• Un jour de chance

    Cela partait d'une bonne idée: la critique d'une monde où tout est bon pour devenir célèbre. Et riche. Un pauvre type qui cherche désespéremment du travail a un accident et fait tout pour le monnayer. C'est bavard et ennuyeux. Dommage.

    scénario: 13/20   acteurs: 14/20  technique: 16/20   note finale: 13/20

    Un jour de chance

    Ancien publicitaire à succès désormais sans emploi, Roberto ne supporte plus d'être au chômage. Désespéré, il veut faire une surprise à sa femme en l'invitant dans l'hôtel qui fut le théâtre de leur lune de miel. Mais l'établissement a laissé place à un musée, sur le point d'être inauguré et présenté à de nombreux journalistes. Au cours de sa visite, Roberto fait une grave chute... En quelques minutes il devient l'attraction numéro 1 des médias présents et comprend que cet accident pourrait finalement lui être très profitable...

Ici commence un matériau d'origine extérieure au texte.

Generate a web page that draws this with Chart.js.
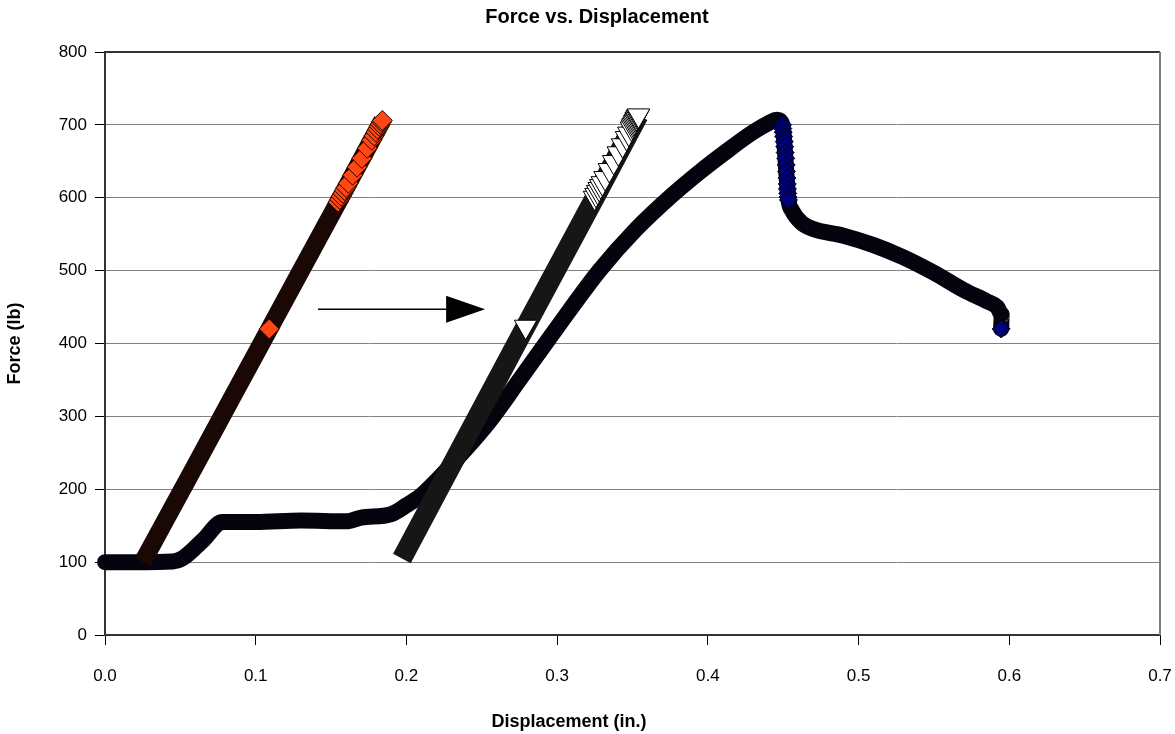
<!DOCTYPE html>
<html>
<head>
<meta charset="utf-8">
<title>Force vs. Displacement</title>
<script src="https://cdn.jsdelivr.net/npm/chart.js@4.4.1/dist/chart.umd.min.js"></script>
<style>
  html, body { margin: 0; padding: 0; background: #fff; }
  #wrap { width: 1175px; height: 734px; position: relative; }
</style>
</head>
<body>
<div id="wrap"><canvas id="forceChart"></canvas></div>
<script>
// main test (blue diamonds) - traced along the middle of the thick band
const testX = [0.000, 0.020, 0.045, 0.052, 0.065, 0.078, 0.100, 0.130, 0.160, 0.170, 0.190, 0.200, 0.210, 0.220, 0.235, 0.255, 0.275, 0.300, 0.328, 0.352, 0.376, 0.395, 0.410, 0.430, 0.440, 0.446, 0.4495, 0.4535, 0.456, 0.462, 0.470, 0.490, 0.510, 0.530, 0.550, 0.570, 0.585, 0.592, 0.595, 0.5946];
const testY = [100, 100, 101, 106, 130, 155, 155, 157, 156, 161, 166, 178, 192, 212, 245, 293, 350, 422, 500, 556, 603, 636, 660, 690, 702, 707, 700, 597, 582, 566, 557, 548, 535, 518, 497, 473, 458, 450, 440, 420];
// diamonds that show up on their own (steep drop + last reading)
const testMarkX = [0.4495, 0.4497, 0.4500, 0.4503, 0.4507, 0.4510, 0.4513, 0.4517, 0.4520, 0.4522, 0.4525, 0.4527, 0.4528, 0.4530, 0.4532, 0.4535, 0.5946];
const testMarkY = [700, 695, 690, 684, 677, 670, 662, 654, 645, 636, 627, 619, 612, 606, 601, 597, 420];

// first elastic loading line (orange diamonds)
const loadAX = [0.025, 0.060, 0.109, 0.150, 0.184];
const loadAY = [100, 233, 420, 576, 706];
const loadAMarkX = [0.1090, 0.1546, 0.1557, 0.1567, 0.1578, 0.1588, 0.1599, 0.1614, 0.1643, 0.1672, 0.1704, 0.1740, 0.1769, 0.1785, 0.1798, 0.1809, 0.1819, 0.1827, 0.1835, 0.1840];
const loadAMarkY = [420, 594, 598, 602, 606, 610, 614, 620, 631, 642, 654, 668, 679, 685, 690, 694, 698, 701, 704, 706];

// shifted elastic line (white triangles)
const loadBX = [0.197, 0.279, 0.325, 0.354];
const loadBY = [105, 423, 600, 713];
const loadBMarkX = [0.2791, 0.3248, 0.3258, 0.3269, 0.3279, 0.3289, 0.3300, 0.3318, 0.3346, 0.3375, 0.3406, 0.3434, 0.3460, 0.3475, 0.3493, 0.3500, 0.3506, 0.3511, 0.3516, 0.3521, 0.3525, 0.3529, 0.3533, 0.3537, 0.3540];
const loadBMarkY = [423, 600, 604, 608, 612, 616, 620, 627, 638, 649, 661, 672, 682, 688, 695, 698, 700, 702, 704, 706, 708, 709, 711, 712, 713];

// arrow between the two elastic lines
const arrowX = [0.1413, 0.2522];
const arrowY = [447, 447];

const xTicks = [0, 0.1, 0.2, 0.3, 0.4, 0.5, 0.6, 0.7];
const yTicks = [0, 100, 200, 300, 400, 500, 600, 700, 800];

const pts = (xs, ys) => xs.map((x, i) => ({ x: x, y: ys[i] }));
const FONT = '"Liberation Sans", Arial, sans-serif';

function band(data, color, width, cap, order) {
  return {
    data: data, showLine: true, borderColor: color, borderWidth: width,
    borderJoinStyle: 'round', borderCapStyle: cap, pointRadius: 0,
    cubicInterpolationMode: 'monotone', clip: false, order: order
  };
}
function marks(data, style, radius, fill, edge, rot, order) {
  return {
    data: data, showLine: false, pointStyle: style, pointRadius: radius,
    pointRotation: rot, pointBackgroundColor: fill, pointBorderColor: edge,
    pointBorderWidth: 1, clip: false, order: order
  };
}

const framePlugin = {
  id: 'frame',
  beforeDatasetsDraw(chart) {
    const { ctx, chartArea: a } = chart;
    ctx.save();
    ctx.lineWidth = 2;
    ctx.strokeStyle = '#333';
    ctx.beginPath(); ctx.moveTo(a.left, a.top); ctx.lineTo(a.right, a.top); ctx.stroke();
    ctx.strokeStyle = '#808080';
    ctx.beginPath(); ctx.moveTo(a.right, a.top); ctx.lineTo(a.right, a.bottom); ctx.stroke();
    ctx.restore();
  }
};

const textPlugin = {
  id: 'texts',
  afterDraw(chart) {
    const { ctx, scales } = chart;
    ctx.save();
    ctx.fillStyle = '#000';
    ctx.textAlign = 'center';
    ctx.textBaseline = 'middle';
    ctx.font = 'bold 20px ' + FONT;
    ctx.fillText('Force vs. Displacement', 597, 17);
    ctx.font = 'bold 18px ' + FONT;
    ctx.fillText('Displacement (in.)', 569, 722);

    // arrow
    const x0 = scales.x.getPixelForValue(arrowX[0]);
    const x1 = scales.x.getPixelForValue(arrowX[1]);
    const y0 = scales.y.getPixelForValue(arrowY[0]);
    const head = 39;
    ctx.strokeStyle = '#000';
    ctx.lineWidth = 1.5;
    ctx.beginPath(); ctx.moveTo(x0, y0); ctx.lineTo(x1 - head, y0); ctx.stroke();
    ctx.beginPath();
    ctx.moveTo(x1, y0);
    ctx.lineTo(x1 - head, y0 - 13.5);
    ctx.lineTo(x1 - head, y0 + 13.5);
    ctx.closePath();
    ctx.fill();
    ctx.restore();
  }
};

new Chart(document.getElementById('forceChart'), {
  type: 'scatter',
  data: {
    datasets: [
      marks(pts(loadBMarkX, loadBMarkY), 'triangle', 13, '#ffffff', '#000000', 180, 1),
      band(pts(loadBX, loadBY), '#161616', 20, 'butt', 2),
      marks(pts(loadAMarkX, loadAMarkY), 'rectRot', 10, '#ff4614', '#1e0600', 0, 3),
      band(pts(loadAX, loadAY), '#1a0805', 18, 'butt', 4),
      marks(pts(testMarkX, testMarkY), 'rectRot', 9, '#00007a', '#000010', 0, 5),
      band(pts(testX, testY), '#04040f', 16, 'round', 6)
    ]
  },
  options: {
    responsive: true,
    maintainAspectRatio: false,
    animation: false,
    events: [],
    layout: { padding: { top: 52, right: 15, left: 0, bottom: 0 } },
    plugins: { legend: { display: false }, tooltip: { enabled: false } },
    scales: {
      x: {
        type: 'linear', min: 0, max: 0.7,
        afterBuildTicks: s => { s.ticks = xTicks.map(v => ({ value: v })); },
        afterFit: s => { s.height = 99; s.paddingLeft = 0; s.paddingRight = 0; },
        ticks: { color: '#000', padding: 21, font: { family: FONT, size: 17 }, callback: v => v.toFixed(1) },
        grid: { drawOnChartArea: false, drawTicks: true, tickLength: 10, tickColor: '#000' },
        border: { color: '#333', width: 2 }
      },
      y: {
        min: 0, max: 800,
        afterBuildTicks: s => { s.ticks = yTicks.map(v => ({ value: v })); },
        afterFit: s => { s.width = 105; s.paddingTop = 0; s.paddingBottom = 0; },
        ticks: { color: '#000', padding: 8, font: { family: FONT, size: 17 } },
        grid: { color: '#808080', lineWidth: 1, tickLength: 10, tickColor: '#000' },
        border: { color: '#333', width: 2 },
        title: { display: true, text: 'Force (lb)', color: '#000', padding: { top: 4, bottom: 0 }, font: { family: FONT, size: 18, weight: 'bold' } }
      }
    }
  },
  plugins: [framePlugin, textPlugin]
});
</script>
</body>
</html>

    Pour qui connaît un peu la filmographie de ce trublion qu'est Alex de la Iglesia, précisons que ce Un jour de chance se situe plutôt dans sa veine « classique ». Ce qui ne veut pas dire sage et sans surprise, mais assurément sans effets sanglants, sans scènes gore ou horrifiques. On est du côté de Mes chers voisins ou Un crime farpait, qui sont d'ailleurs ses plus gros succès en France.
    Le scénario est placé sous le signe de la fable incongrue et cruelle. Le personnage principal, Roberto, est un ancien publicitaire sans emploi, réduit au chômage longue durée (comme beaucoup d’Espagnols aujourd’hui), et qui, grâce au soutien de sa femme Luisa, s’obstine à enfiler tous les matins costume et cravate pour se présenter à des entretiens d'embauche au milieu de dizaines d’autres candidats tout aussi à cran. Mais ce matin-là, il en est sûr, il va décrocher le job : le patron d’agence qu’il va voir est un ancien ami, pour qui Roberto a pondu il y a des années un slogan (« La chispa de la vida ! ») qui a fait sa fortune…

    Les choses ne se passent évidemment pas comme prévu, Roberto se fait éconduire une fois de plus et, désespéré, il décide de se remonter le moral en allant revoir l’hôtel de sa lune de miel, avec l'idée de faire une surprise à sa femme en l'invitant pour un séjour revival en amoureux. Mais voilà : sous le dit hôtel on a trouvé les ruines d’un théâtre romain, et l’ensemble est devenu un musée archéologique encore en chantier, dans lequel il pénètre en douce. Il se balade, est surpris par un garde, fait un pas en arrière… et chute de plusieurs mètres pour venir s'empaler sur une tige métallique… Le voilà immobilisé, conscient, un bout de ferraille planté à l’arrière du crâne, intransportable, entre la vie et la mort, mais paradoxalement il ne souffre pas, à condition de ne pas bouger un orteil. Débarque bientôt une équipe médicale de haut niveau, suivie d'une près par une flopée de journalistes à sensation. Et à l’instar des mineurs chiliens, ou de la malheureuse petite fille coincée dans un torrent de boue en Colombie, sa survie ou son agonie vont devenir un objet télévisuel qui va faire vibrer toute l’Espagne. Et Roberto croit voir dans cet accident son jour de chance, qui le rendra riche et célèbre ou du moins qui assurera à sa famille la belle vie qu’il n’a jamais pu lui apporter.

    Un jour de Chance est une tragi-comédie féroce sur la tyrannie de l’image dans un pays qu'Alex de La Iglesia décrit en pleine faillite économique mais aussi en pleine déliquescence morale. Il montre les Espagnols vivant presque par procuration, à l’affut des reportages à sensation. Il n’est pas anodin qu’il situe sa fable sardonique dans un théâtre antique où l’Espagne observe à la télé Roberto empalé. La télé-réalité est clairement devenue l’héritière des jeux du cirque ou des exécutions publiques, qui permettaient au peuple d’oublier ses malheurs et sa soumission. Alex de La Iglesia est tout aussi impitoyable avec le monde de l’entreprise, où l’on ne produit que du vent et des rêves inutiles, où le cynisme et l’hypocrisie sont les règles du dialogue social, où l’on est embauché ou viré pour des raisons incompréhensibles. Pas de pitié non plus pour les médias, prêts à vendre l’information coûte que coûte à telle ou telle marque, monnayant l’interview d’un mourant en espérant bien que l’issue sera fatale. Est épinglée enfin la culture officielle, la rénovation d’un site archéologique n’étant ici que prétexte à communication politique. Alex de la Iglesia, sous ses allures de geek biberonné au cinéma d’horreur, est bien à sa manière l'héritier des furies révolutionnaires d’un Buñuel ou d’un Almodovar des débuts.